While other, more health conscious, mothers were doling out carrot sticks or veggie wafers, I was opening a package of artifically flavored fruit snacks, which  do not contain any meaningful content of real fruit or sometimes any fruit. What they were lacking in nutritional value though, they more than made up for with their power to stop a temper tantrum in its tracks. My toddler would throw himself to the ground, and just as he started flopping around like a fish out of water, I'd be fumbling in my bag , praying that I had at least one more package in there ... I needed a fix and I needed it STAT!! Then my hand would tightly clench the little package and I'd utter those magical words, "Do you want a fruit snack?" and like magic he'd stop in mid tantrum to look up and shake his head yes.  Crisis averted!
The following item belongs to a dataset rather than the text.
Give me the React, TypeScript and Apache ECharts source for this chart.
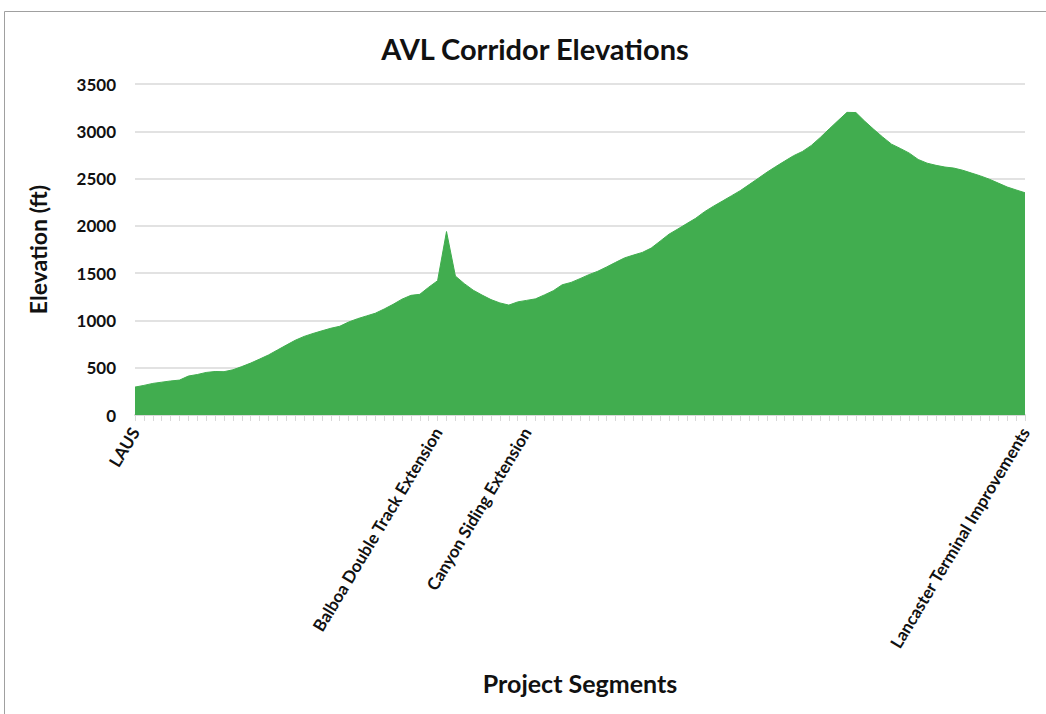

They were priceless when it came to  derailing an oncoming tantrum, or when waiting in a long line and sometimes even just to keep them quiet so that I could have a moment of peace. This of course led to our families addiction to fruit snacks.

We have since overcome our addiction and we are now a household free of fruit snacks, but I'll always think back on  them fondly. So here I stand before the great fruit snack makers, and I bow my head in thanks. Thank you for helping me hold onto a bit of sanity during those insane toddler years!

Monday, January 23, 2012

Dare To Dream

Took the boys bowling today with our playgroup. I have to confess, much to my surprise, that it was a successful outing! The boys participated happily, and were more than content to wait their turn and basically follow instructions. Sometimes I have to stop and pinch myself when outings go smoothly. Could it be a a sign that the chaos, which totally engulfed my life as little as a few months ago, is slowly but surely unraveling itself and making way for less chaotic adventures? Dare I dream????